** START **
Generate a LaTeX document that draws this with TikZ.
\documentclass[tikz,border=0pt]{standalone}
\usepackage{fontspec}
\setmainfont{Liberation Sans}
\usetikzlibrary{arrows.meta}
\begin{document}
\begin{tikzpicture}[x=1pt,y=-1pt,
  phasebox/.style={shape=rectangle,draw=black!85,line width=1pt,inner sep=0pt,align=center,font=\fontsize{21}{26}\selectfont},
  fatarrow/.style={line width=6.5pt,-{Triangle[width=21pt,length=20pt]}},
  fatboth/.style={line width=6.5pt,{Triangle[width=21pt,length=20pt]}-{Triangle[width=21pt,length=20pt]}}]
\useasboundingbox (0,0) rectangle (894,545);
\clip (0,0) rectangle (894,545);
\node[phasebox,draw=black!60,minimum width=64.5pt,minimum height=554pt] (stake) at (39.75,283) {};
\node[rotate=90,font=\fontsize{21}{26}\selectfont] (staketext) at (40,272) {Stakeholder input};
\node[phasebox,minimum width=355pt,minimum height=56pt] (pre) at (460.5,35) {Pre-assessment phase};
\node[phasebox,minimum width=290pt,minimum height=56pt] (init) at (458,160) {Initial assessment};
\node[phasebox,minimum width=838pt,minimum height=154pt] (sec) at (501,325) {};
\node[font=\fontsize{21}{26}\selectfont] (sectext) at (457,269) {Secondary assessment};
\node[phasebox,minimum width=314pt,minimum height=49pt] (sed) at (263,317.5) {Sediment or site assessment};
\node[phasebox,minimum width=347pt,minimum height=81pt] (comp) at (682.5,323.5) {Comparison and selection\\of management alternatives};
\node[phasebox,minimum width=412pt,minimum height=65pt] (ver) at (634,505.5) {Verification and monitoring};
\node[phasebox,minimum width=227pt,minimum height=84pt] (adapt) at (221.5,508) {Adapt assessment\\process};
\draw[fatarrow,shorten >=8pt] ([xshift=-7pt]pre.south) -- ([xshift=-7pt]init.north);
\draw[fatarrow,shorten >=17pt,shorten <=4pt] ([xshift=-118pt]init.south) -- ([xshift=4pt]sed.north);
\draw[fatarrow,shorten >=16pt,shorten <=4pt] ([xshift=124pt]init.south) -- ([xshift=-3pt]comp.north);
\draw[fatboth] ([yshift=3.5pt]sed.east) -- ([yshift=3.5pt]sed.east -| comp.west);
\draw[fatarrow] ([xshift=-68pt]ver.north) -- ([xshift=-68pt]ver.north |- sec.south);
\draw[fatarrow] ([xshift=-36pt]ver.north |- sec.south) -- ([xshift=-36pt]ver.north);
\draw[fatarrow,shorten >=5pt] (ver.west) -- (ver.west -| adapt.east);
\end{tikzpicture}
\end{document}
** END **
**Set problem:** Extract each line of the material exactly as it stands.

**Completed task:**
Generate a LaTeX document that draws this with TikZ.
\documentclass[tikz,border=0pt]{standalone}
\usepackage{fontspec}
\setmainfont{Liberation Sans}
\usetikzlibrary{arrows.meta}
\begin{document}
\begin{tikzpicture}[x=1pt,y=-1pt,
  phasebox/.style={shape=rectangle,draw=black!85,line width=1pt,inner sep=0pt,align=center,font=\fontsize{21}{26}\selectfont},
  fatarrow/.style={line width=6.5pt,-{Triangle[width=21pt,length=20pt]}},
  fatboth/.style={line width=6.5pt,{Triangle[width=21pt,length=20pt]}-{Triangle[width=21pt,length=20pt]}}]
\useasboundingbox (0,0) rectangle (894,545);
\clip (0,0) rectangle (894,545);
\node[phasebox,draw=black!60,minimum width=64.5pt,minimum height=554pt] (stake) at (39.75,283) {};
\node[rotate=90,font=\fontsize{21}{26}\selectfont] (staketext) at (40,272) {Stakeholder input};
\node[phasebox,minimum width=355pt,minimum height=56pt] (pre) at (460.5,35) {Pre-assessment phase};
\node[phasebox,minimum width=290pt,minimum height=56pt] (init) at (458,160) {Initial assessment};
\node[phasebox,minimum width=838pt,minimum height=154pt] (sec) at (501,325) {};
\node[font=\fontsize{21}{26}\selectfont] (sectext) at (457,269) {Secondary assessment};
\node[phasebox,minimum width=314pt,minimum height=49pt] (sed) at (263,317.5) {Sediment or site assessment};
\node[phasebox,minimum width=347pt,minimum height=81pt] (comp) at (682.5,323.5) {Comparison and selection\\of management alternatives};
\node[phasebox,minimum width=412pt,minimum height=65pt] (ver) at (634,505.5) {Verification and monitoring};
\node[phasebox,minimum width=227pt,minimum height=84pt] (adapt) at (221.5,508) {Adapt assessment\\process};
\draw[fatarrow,shorten >=8pt] ([xshift=-7pt]pre.south) -- ([xshift=-7pt]init.north);
\draw[fatarrow,shorten >=17pt,shorten <=4pt] ([xshift=-118pt]init.south) -- ([xshift=4pt]sed.north);
\draw[fatarrow,shorten >=16pt,shorten <=4pt] ([xshift=124pt]init.south) -- ([xshift=-3pt]comp.north);
\draw[fatboth] ([yshift=3.5pt]sed.east) -- ([yshift=3.5pt]sed.east -| comp.west);
\draw[fatarrow] ([xshift=-68pt]ver.north) -- ([xshift=-68pt]ver.north |- sec.south);
\draw[fatarrow] ([xshift=-36pt]ver.north |- sec.south) -- ([xshift=-36pt]ver.north);
\draw[fatarrow,shorten >=5pt] (ver.west) -- (ver.west -| adapt.east);
\end{tikzpicture}
\end{document}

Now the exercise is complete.